First- and Second-Shell Hyperfine Interactions in Iron-Group-Doped Perovskite Fluorides

An electron-spin-resonance (ESR)/ electron-nuclear double-resonance (ENDOR) investigation of KZn${\mathrm{F}}_3$: $M (M={\mathrm{Mn}}^{2+}, {\mathrm{Fe}}^{3+}, {\mathrm{Co}}^{2+}, {\mathrm{Ni}}^{2+})$ has been carried out with a view toward obtaining an improved understanding of the second-neighbor fluorine (F2) hyperfine interaction in perovskite hosts. The isotropic part of the F2 hyperfine interaction is calculated using the "overlap" model of Davies and improved fluorine-ion wave functions. The results are compared with both the present experiment and recently published data for ${\mathrm{V}}^{2+}$, ${\mathrm{Cr}}^{3+}$, ${\mathrm{Mn}}^{2+}$, and ${\mathrm{Cr}}^{1+}$ in KMg${\mathrm{F}}_3$. This comparison indicates that the overlap model by itself is inadequate and that covalency effects are of comparable importance for the F2 ions.
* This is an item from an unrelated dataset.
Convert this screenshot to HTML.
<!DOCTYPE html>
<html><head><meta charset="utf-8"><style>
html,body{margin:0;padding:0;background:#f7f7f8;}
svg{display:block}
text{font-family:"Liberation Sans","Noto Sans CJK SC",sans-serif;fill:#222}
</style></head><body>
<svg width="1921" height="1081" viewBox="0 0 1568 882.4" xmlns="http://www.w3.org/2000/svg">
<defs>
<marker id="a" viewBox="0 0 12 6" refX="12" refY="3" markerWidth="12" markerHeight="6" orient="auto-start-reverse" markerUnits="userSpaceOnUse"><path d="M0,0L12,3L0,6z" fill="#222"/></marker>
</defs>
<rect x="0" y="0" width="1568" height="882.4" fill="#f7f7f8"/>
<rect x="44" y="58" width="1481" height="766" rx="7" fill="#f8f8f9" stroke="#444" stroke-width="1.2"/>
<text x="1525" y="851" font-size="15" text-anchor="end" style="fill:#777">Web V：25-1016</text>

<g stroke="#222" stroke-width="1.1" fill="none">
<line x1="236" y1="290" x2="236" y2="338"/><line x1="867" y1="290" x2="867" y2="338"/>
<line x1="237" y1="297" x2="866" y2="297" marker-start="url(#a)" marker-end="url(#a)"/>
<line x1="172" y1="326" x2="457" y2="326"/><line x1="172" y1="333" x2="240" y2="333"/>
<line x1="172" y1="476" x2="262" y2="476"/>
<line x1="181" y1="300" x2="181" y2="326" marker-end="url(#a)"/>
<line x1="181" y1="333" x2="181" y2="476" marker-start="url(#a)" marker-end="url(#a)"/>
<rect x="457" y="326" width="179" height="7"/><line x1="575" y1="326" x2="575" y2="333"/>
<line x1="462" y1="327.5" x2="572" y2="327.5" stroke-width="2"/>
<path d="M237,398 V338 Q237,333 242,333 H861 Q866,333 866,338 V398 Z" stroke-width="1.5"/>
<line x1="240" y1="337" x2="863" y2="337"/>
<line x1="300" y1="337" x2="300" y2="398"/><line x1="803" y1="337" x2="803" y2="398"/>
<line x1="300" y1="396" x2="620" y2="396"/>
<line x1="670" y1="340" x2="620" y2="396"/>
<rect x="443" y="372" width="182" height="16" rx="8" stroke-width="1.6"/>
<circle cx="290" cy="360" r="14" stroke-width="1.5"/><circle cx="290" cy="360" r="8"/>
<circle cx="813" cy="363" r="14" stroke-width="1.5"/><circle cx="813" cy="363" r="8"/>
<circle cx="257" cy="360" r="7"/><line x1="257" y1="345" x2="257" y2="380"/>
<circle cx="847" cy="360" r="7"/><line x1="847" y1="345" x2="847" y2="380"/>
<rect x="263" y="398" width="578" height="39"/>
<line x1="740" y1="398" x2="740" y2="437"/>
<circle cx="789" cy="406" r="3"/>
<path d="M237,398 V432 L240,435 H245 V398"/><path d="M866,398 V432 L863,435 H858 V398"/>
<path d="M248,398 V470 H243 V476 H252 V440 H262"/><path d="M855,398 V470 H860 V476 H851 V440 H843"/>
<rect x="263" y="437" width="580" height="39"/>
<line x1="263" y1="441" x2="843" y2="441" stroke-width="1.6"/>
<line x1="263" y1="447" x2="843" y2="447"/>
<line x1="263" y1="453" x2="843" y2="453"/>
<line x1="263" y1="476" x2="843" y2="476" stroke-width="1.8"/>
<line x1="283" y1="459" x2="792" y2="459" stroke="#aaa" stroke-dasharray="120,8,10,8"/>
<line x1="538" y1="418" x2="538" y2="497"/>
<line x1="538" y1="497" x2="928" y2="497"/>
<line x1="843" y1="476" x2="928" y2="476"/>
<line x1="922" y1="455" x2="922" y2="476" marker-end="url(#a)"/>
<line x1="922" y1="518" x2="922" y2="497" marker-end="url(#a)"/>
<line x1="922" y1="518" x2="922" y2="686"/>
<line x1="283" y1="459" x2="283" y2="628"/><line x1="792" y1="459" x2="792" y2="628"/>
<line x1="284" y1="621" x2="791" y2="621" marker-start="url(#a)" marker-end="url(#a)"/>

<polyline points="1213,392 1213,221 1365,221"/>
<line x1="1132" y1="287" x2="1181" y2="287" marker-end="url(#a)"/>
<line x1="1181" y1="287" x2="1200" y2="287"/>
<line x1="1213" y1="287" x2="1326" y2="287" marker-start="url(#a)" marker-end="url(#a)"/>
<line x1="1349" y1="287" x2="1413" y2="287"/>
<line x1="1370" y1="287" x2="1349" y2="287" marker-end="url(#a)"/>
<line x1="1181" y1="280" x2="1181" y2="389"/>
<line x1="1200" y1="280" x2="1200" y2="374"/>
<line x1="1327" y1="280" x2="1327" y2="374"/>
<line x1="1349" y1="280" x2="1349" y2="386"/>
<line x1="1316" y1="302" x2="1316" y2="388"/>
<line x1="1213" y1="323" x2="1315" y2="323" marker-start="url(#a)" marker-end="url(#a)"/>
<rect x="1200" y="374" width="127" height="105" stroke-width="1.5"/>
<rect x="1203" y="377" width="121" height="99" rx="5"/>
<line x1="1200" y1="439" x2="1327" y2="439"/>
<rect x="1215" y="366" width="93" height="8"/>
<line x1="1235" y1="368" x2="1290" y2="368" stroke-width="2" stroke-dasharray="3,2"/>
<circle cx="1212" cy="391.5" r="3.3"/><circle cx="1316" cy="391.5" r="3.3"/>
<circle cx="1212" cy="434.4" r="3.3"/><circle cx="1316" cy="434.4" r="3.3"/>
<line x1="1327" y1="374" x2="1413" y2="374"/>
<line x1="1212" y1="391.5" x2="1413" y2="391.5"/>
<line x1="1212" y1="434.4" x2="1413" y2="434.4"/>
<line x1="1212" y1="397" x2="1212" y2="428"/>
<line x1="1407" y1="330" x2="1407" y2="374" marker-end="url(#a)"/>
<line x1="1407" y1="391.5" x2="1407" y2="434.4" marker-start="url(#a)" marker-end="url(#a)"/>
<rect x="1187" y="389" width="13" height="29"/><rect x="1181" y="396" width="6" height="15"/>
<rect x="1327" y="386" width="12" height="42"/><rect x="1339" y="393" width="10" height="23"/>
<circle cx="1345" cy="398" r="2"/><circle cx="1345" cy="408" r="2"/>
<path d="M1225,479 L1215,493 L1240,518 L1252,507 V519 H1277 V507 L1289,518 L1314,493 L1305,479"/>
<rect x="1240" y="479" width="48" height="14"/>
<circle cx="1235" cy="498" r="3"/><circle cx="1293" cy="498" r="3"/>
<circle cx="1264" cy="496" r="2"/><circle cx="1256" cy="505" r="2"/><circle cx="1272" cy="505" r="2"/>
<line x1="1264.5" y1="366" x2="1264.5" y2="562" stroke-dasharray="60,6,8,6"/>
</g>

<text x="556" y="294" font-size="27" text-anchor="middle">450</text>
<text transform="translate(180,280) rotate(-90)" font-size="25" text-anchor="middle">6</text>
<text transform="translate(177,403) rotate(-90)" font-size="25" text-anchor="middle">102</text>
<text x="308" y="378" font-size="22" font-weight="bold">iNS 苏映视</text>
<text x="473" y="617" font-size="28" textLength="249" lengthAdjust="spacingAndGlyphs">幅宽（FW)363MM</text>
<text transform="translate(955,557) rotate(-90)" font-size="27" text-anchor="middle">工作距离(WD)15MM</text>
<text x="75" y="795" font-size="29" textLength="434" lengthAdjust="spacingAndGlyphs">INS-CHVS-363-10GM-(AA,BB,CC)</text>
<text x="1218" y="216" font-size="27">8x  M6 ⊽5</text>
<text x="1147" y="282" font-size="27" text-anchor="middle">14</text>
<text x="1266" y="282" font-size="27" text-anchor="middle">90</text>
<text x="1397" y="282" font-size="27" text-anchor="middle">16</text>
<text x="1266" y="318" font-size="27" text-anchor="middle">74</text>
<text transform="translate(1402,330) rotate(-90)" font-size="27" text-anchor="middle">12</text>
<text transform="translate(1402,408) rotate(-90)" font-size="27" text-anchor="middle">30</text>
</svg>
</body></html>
In addition to the F2 results for ${\mathrm{Mn}}^{2+}$ and ${\mathrm{Fe}}^{3+}$, we report ESR and precise ENDOR measurements of the nearest-neighbor fluorine, the ${}_{}{}^{55}{}_{}{}^{}\mathrm{Mn}$, and the ${}_{}{}^{59}{}_{}{}^{}\mathrm{Co}$ hyperfine interactions. The modified nuclear $g$ factor found for ${}_{}{}^{59}{}_{}{}^{}\mathrm{Co}_{}^{2+}{}_{}{}^{}$ is shown to be consistent with theory.